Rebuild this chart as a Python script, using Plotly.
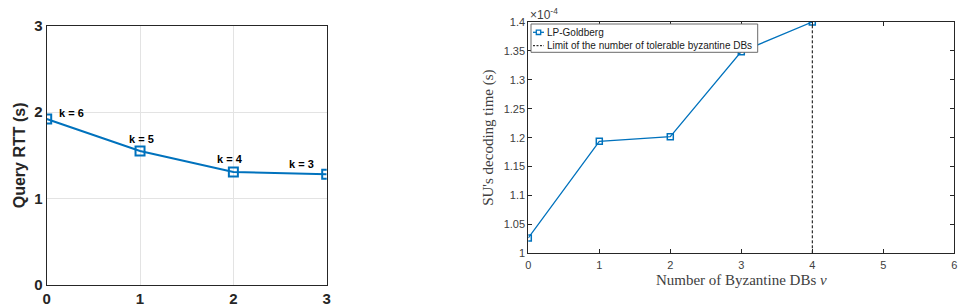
import plotly.graph_objects as go

# Left chart data
left_x = [0, 1, 2, 3]
left_rtt = [1.92, 1.55, 1.307, 1.28]
left_labels = ["k = 6", "k = 5", "k = 4", "k = 3"]
left_ticks = [0, 1, 2, 3]

# Right chart data
byz_v = [0, 1, 2, 3, 4]
decode_time = [1.0265e-4, 1.1937e-4, 1.2017e-4, 1.3487e-4, 1.4e-4]
limit_v = 4
right_xticks = [0, 1, 2, 3, 4, 5, 6]
right_yticks = [1.0, 1.05, 1.1, 1.15, 1.2, 1.25, 1.3, 1.35, 1.4]
right_ylabels = ["1", "1.05", "1.1", "1.15", "1.2", "1.25", "1.3", "1.35", "1.4"]
series_names = ["LP-Goldberg", "Limit of the number of tolerable byzantine DBs"]

BLUE = "#0072BD"
W, H = 964, 304


def px(x):
    return x / W


def py(y):
    return 1 - y / H


fig = go.Figure()

fig.add_trace(go.Scatter(
    x=left_x, y=left_rtt, xaxis="x", yaxis="y", mode="lines+markers",
    line=dict(color=BLUE, width=2),
    marker=dict(symbol="square-open", size=9, color=BLUE, line=dict(width=2, color=BLUE)),
    showlegend=False))

fig.add_trace(go.Scatter(
    x=byz_v, y=[v * 1e4 for v in decode_time], xaxis="x2", yaxis="y2", mode="lines+markers",
    name=series_names[0], showlegend=False,
    line=dict(color=BLUE, width=1.3),
    marker=dict(symbol="square-open", size=6, color=BLUE, line=dict(width=1.5, color=BLUE))))

fig.add_trace(go.Scatter(
    x=[limit_v, limit_v], y=[1.0, 1.4], xaxis="x2", yaxis="y2", mode="lines",
    name=series_names[1], showlegend=False,
    line=dict(color="black", width=1, dash="3px,2px")))

shifts = [(25, 6), (1, 12), (-3.5, 13), (-25, 10)]
annotations = []
for xi, yi, lab, (dx, dy) in zip(left_x, left_rtt, left_labels, shifts):
    annotations.append(dict(
        x=xi, y=yi, xref="x", yref="y", text=lab, showarrow=False,
        xshift=dx, yshift=dy,
        font=dict(family="Liberation Sans, Arial", size=11, color="black", weight="bold")))

annotations.append(dict(
    x=px(528), y=py(14), xref="paper", yref="paper", xanchor="left", yanchor="middle",
    text="×10<sup>-4</sup>", showarrow=False,
    font=dict(family="Liberation Sans, Arial", size=12, color="#404040")))

# Legend (drawn as a box with samples and labels)
shapes = [
    dict(type="rect", xref="paper", yref="paper", x0=px(531), x1=px(757.7), y0=py(52.3), y1=py(24),
         line=dict(color="#6a6a6a", width=1), fillcolor="white", layer="above"),
    dict(type="line", xref="paper", yref="paper", x0=px(533), x1=px(544), y0=py(32.3), y1=py(32.3),
         line=dict(color=BLUE, width=1.3), layer="above"),
    dict(type="rect", xref="paper", yref="paper", x0=px(536.3), x1=px(540.7), y0=py(34.5), y1=py(30.1),
         line=dict(color=BLUE, width=1.3), fillcolor="white", layer="above"),
    dict(type="line", xref="paper", yref="paper", x0=px(533), x1=px(544), y0=py(45.7), y1=py(45.7),
         line=dict(color="black", width=1, dash="2px,1.5px"), layer="above"),
]
for name, yc in zip(series_names, [32.3, 45.7]):
    annotations.append(dict(
        x=px(545), y=py(yc), xref="paper", yref="paper", xanchor="left", yanchor="middle",
        text=name, showarrow=False,
        font=dict(family="Liberation Sans, Arial", size=10, color="#1a1a1a")))

fig.update_layout(
    width=W, height=H,
    margin=dict(l=0, r=0, t=0, b=0, pad=0, autoexpand=False),
    paper_bgcolor="white", plot_bgcolor="white",
    annotations=annotations, shapes=shapes, showlegend=False,
    xaxis=dict(
        domain=[px(46.7), px(326.7)], range=[0, 3], anchor="y", automargin=False,
        tickvals=left_ticks, showgrid=True, gridcolor="#e3e3e3", gridwidth=1,
        showline=True, linecolor="#262626", linewidth=1, mirror=True,
        ticks="", zeroline=False, ticklabelstandoff=0,
        tickfont=dict(family="Liberation Sans, Arial", size=15, color="#262626", weight="bold")),
    yaxis=dict(
        domain=[py(285), py(25.7)], range=[0, 3], anchor="x", automargin=False,
        tickvals=[0, 1, 2, 3], showgrid=True, gridcolor="#e3e3e3", gridwidth=1,
        showline=True, linecolor="#262626", linewidth=1, mirror=True,
        ticks="", zeroline=False,
        title=dict(text="Query RTT (s)", standoff=4,
                   font=dict(family="Liberation Sans, Arial", size=16, color="#262626", weight="bold")),
        tickfont=dict(family="Liberation Sans, Arial", size=15, color="#262626", weight="bold")),
    xaxis2=dict(
        domain=[px(528.3), px(954.3)], range=[0, 6], anchor="y2", automargin=False,
        tickvals=right_xticks, showgrid=False, zeroline=False,
        showline=True, linecolor="#262626", linewidth=1, mirror="allticks",
        ticks="inside", ticklen=4, tickcolor="#262626", ticklabelstandoff=1,
        title=dict(text="Number of Byzantine DBs <i>v</i>", standoff=4,
                   font=dict(family="Liberation Serif, Times New Roman", size=15, color="#404040")),
        tickfont=dict(family="Liberation Sans, Arial", size=11, color="#404040")),
    yaxis2=dict(
        domain=[py(253.3), py(22)], range=[1.0, 1.4], anchor="x2", automargin=False,
        tickvals=right_yticks, ticktext=right_ylabels, showgrid=False, zeroline=False,
        showline=True, linecolor="#262626", linewidth=1, mirror="allticks",
        ticks="inside", ticklen=4, tickcolor="#262626",
        title=dict(text="SU's decoding time (s)", standoff=6,
                   font=dict(family="Liberation Serif, Times New Roman", size=15, color="#404040")),
        tickfont=dict(family="Liberation Sans, Arial", size=11, color="#404040")),
)

fig.write_html("out.html")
____________
◆ What this task involves
With the pictures left out, restate word for word every line of the data above, from the first down to the line that contains "fig = go.Figure()".

◆ Answer for this exercise
Rebuild this chart as a Python script, using Plotly.
import plotly.graph_objects as go

# Left chart data
left_x = [0, 1, 2, 3]
left_rtt = [1.92, 1.55, 1.307, 1.28]
left_labels = ["k = 6", "k = 5", "k = 4", "k = 3"]
left_ticks = [0, 1, 2, 3]

# Right chart data
byz_v = [0, 1, 2, 3, 4]
decode_time = [1.0265e-4, 1.1937e-4, 1.2017e-4, 1.3487e-4, 1.4e-4]
limit_v = 4
right_xticks = [0, 1, 2, 3, 4, 5, 6]
right_yticks = [1.0, 1.05, 1.1, 1.15, 1.2, 1.25, 1.3, 1.35, 1.4]
right_ylabels = ["1", "1.05", "1.1", "1.15", "1.2", "1.25", "1.3", "1.35", "1.4"]
series_names = ["LP-Goldberg", "Limit of the number of tolerable byzantine DBs"]

BLUE = "#0072BD"
W, H = 964, 304


def px(x):
    return x / W


def py(y):
    return 1 - y / H


fig = go.Figure()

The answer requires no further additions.